◆ **DATA EXTRACT**
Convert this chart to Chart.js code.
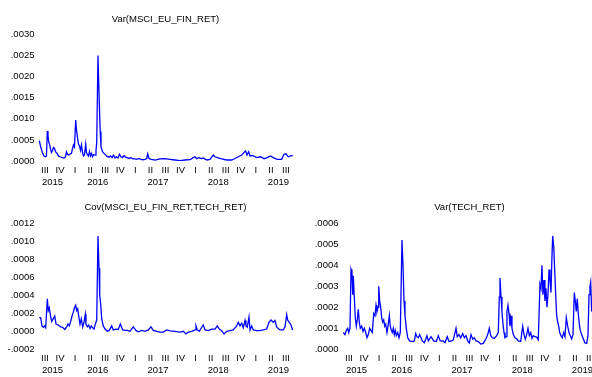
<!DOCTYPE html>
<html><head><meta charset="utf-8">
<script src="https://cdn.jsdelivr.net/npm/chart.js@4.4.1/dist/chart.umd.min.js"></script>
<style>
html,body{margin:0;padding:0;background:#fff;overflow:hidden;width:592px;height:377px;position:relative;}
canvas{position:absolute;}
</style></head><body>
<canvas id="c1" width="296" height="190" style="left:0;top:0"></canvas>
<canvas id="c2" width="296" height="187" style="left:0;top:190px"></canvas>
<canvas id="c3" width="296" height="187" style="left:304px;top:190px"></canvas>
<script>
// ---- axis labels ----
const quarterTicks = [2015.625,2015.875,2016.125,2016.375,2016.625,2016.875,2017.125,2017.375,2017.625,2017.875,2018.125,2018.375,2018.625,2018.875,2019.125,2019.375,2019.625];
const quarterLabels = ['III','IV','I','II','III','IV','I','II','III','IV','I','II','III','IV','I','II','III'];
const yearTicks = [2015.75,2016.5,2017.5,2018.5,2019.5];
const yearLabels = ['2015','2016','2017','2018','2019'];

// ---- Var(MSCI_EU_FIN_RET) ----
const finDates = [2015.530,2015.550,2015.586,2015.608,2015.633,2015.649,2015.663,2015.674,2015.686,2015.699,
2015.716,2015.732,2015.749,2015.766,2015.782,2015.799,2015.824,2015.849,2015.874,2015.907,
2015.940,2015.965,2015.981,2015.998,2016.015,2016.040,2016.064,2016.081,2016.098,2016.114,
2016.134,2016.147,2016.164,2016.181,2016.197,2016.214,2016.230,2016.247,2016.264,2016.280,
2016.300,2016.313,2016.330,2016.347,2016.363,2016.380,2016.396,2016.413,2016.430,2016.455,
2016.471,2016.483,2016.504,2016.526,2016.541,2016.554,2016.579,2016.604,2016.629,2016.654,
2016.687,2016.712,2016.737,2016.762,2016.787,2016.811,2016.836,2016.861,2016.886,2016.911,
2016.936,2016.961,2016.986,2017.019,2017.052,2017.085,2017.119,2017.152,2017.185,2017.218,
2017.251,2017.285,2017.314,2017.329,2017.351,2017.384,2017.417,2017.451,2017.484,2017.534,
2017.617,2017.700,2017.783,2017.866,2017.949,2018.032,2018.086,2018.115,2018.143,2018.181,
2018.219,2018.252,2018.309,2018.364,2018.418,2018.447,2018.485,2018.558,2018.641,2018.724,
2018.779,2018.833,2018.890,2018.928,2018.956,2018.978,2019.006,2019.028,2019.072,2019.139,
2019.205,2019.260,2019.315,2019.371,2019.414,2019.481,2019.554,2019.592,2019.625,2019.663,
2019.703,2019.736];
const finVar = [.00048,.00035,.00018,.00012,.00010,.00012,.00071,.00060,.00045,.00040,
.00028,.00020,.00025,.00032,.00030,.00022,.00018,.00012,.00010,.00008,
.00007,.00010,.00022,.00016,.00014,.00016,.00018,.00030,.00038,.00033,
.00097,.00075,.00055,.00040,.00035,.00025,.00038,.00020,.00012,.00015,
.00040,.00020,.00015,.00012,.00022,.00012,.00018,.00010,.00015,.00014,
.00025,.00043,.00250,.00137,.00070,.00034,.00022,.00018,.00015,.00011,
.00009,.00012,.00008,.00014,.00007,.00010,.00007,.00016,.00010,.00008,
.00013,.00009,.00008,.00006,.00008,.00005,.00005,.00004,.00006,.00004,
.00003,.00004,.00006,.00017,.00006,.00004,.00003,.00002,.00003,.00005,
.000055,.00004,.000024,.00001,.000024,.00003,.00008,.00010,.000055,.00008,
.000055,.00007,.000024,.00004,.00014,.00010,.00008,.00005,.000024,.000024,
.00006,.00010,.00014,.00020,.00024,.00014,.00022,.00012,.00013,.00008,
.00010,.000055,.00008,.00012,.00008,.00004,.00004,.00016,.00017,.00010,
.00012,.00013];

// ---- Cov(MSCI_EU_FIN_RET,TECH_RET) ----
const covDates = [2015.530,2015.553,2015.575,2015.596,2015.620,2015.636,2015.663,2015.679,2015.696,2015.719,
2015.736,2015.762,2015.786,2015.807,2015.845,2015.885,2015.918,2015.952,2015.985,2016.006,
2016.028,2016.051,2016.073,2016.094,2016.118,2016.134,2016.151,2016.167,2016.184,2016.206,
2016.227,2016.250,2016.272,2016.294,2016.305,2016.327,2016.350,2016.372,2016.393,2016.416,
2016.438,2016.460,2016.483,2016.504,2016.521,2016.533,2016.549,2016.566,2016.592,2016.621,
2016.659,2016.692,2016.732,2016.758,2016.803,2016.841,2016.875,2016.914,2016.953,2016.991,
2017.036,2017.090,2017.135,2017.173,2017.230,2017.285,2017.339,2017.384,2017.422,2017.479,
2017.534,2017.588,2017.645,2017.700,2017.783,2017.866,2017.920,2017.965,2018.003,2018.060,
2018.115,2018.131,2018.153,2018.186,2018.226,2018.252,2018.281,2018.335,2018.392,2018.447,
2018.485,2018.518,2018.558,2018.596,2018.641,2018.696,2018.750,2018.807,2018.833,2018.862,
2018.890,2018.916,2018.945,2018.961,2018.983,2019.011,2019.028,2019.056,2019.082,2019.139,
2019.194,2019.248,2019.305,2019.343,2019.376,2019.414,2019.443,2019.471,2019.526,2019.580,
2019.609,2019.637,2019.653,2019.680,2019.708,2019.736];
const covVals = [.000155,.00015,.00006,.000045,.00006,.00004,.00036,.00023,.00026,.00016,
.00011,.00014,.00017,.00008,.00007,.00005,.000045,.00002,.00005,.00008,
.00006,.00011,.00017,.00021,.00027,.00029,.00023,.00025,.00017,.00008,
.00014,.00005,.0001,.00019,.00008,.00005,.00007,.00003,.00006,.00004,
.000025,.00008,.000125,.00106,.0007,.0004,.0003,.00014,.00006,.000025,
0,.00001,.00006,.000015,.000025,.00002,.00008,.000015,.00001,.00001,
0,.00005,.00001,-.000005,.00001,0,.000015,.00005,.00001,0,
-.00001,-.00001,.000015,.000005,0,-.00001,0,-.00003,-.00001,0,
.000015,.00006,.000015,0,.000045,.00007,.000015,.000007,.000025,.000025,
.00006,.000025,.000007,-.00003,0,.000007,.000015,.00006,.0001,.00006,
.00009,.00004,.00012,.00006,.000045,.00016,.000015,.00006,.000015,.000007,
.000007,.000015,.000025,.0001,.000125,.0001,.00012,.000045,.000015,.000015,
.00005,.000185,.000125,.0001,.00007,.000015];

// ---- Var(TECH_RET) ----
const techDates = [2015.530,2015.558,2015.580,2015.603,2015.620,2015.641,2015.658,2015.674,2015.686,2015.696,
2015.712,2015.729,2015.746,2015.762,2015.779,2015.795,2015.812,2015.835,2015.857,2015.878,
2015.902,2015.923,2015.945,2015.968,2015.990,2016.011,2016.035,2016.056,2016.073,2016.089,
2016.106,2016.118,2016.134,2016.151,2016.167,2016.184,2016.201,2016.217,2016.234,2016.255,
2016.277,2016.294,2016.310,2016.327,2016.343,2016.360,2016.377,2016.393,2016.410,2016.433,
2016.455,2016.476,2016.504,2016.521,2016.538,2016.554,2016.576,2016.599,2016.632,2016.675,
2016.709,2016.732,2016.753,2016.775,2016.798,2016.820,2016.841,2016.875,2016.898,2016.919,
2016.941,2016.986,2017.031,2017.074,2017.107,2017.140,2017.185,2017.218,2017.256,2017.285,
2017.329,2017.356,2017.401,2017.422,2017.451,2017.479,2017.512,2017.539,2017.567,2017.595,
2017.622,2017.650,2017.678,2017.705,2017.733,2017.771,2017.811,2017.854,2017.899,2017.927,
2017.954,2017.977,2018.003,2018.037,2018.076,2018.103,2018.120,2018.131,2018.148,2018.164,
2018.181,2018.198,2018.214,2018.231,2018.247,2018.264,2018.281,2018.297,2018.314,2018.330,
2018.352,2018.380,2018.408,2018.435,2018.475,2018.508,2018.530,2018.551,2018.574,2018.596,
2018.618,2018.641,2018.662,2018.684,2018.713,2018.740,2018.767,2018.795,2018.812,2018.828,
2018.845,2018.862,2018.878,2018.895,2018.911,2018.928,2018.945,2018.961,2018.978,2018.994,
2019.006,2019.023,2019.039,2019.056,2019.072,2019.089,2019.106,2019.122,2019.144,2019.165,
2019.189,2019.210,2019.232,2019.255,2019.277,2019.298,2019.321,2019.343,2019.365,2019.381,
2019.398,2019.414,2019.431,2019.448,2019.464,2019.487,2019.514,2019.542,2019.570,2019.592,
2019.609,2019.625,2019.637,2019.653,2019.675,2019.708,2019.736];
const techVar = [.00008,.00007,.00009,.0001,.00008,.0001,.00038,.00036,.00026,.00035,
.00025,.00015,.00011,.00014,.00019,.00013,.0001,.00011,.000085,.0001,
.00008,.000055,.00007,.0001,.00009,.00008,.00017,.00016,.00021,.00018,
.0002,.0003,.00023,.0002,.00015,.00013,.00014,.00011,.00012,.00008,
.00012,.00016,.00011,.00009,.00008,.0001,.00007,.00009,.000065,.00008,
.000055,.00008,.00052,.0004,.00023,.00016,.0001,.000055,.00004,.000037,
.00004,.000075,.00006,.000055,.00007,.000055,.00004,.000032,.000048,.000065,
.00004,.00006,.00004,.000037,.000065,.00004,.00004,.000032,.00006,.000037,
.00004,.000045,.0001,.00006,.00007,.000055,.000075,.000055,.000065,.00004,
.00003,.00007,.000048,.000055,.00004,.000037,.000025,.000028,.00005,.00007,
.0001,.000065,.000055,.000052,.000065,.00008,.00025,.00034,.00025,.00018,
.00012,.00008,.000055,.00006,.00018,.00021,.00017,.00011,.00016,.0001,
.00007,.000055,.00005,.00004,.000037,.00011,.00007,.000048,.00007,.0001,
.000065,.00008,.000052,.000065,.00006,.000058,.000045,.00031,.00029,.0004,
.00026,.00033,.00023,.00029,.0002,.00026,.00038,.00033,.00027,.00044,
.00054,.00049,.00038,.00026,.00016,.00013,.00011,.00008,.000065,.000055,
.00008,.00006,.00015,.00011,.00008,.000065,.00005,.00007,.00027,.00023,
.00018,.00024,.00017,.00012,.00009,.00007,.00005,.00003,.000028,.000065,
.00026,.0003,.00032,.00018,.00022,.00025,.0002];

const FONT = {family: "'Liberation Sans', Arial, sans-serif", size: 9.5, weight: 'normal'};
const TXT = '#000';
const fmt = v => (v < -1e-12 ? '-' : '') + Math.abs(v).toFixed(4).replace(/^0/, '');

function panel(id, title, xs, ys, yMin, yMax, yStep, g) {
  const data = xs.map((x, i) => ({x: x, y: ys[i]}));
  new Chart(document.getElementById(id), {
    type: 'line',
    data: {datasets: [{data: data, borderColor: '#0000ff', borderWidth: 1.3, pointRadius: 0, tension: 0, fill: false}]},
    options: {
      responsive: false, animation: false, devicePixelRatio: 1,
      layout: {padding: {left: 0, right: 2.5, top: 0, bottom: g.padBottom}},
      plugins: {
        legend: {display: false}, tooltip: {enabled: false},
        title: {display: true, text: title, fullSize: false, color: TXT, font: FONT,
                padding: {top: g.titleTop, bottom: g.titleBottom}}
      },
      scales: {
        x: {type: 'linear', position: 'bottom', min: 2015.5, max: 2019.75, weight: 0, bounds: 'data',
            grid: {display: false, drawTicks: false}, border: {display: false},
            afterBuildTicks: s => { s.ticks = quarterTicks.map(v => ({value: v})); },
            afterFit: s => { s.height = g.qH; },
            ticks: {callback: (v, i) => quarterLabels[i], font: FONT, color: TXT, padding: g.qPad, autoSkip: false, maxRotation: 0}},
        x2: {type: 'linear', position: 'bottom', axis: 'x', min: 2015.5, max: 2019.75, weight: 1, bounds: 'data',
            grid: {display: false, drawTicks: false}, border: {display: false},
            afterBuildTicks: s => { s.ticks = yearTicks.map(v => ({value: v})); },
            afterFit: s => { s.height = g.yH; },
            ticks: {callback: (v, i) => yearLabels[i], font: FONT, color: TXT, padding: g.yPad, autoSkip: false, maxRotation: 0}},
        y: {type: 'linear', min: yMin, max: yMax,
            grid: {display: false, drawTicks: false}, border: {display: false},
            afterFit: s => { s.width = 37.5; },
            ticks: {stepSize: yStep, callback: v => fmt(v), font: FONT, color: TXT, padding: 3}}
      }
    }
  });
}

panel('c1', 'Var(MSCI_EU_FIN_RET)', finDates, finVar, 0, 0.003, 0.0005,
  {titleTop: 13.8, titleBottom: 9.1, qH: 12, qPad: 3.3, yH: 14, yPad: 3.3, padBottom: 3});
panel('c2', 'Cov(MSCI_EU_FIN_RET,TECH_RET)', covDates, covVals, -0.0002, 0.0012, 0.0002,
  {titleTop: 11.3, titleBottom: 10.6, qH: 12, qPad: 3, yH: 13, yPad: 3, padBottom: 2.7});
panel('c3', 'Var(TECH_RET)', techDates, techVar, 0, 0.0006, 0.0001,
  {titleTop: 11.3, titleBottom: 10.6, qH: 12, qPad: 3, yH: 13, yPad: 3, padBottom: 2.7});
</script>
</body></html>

◆ **AIM OF THE EXERCISE**
Go from the first line of the data above to the line containing "const yearLabels = ['2015','2016','2017','2018','2019'];" and retype exactly those lines, both included, but none of the pictures.

◆ **RESULT**
Convert this chart to Chart.js code.
<!DOCTYPE html>
<html><head><meta charset="utf-8">
<script src="https://cdn.jsdelivr.net/npm/chart.js@4.4.1/dist/chart.umd.min.js"></script>
<style>
html,body{margin:0;padding:0;background:#fff;overflow:hidden;width:592px;height:377px;position:relative;}
canvas{position:absolute;}
</style></head><body>
<canvas id="c1" width="296" height="190" style="left:0;top:0"></canvas>
<canvas id="c2" width="296" height="187" style="left:0;top:190px"></canvas>
<canvas id="c3" width="296" height="187" style="left:304px;top:190px"></canvas>
<script>
// ---- axis labels ----
const quarterTicks = [2015.625,2015.875,2016.125,2016.375,2016.625,2016.875,2017.125,2017.375,2017.625,2017.875,2018.125,2018.375,2018.625,2018.875,2019.125,2019.375,2019.625];
const quarterLabels = ['III','IV','I','II','III','IV','I','II','III','IV','I','II','III','IV','I','II','III'];
const yearTicks = [2015.75,2016.5,2017.5,2018.5,2019.5];
const yearLabels = ['2015','2016','2017','2018','2019'];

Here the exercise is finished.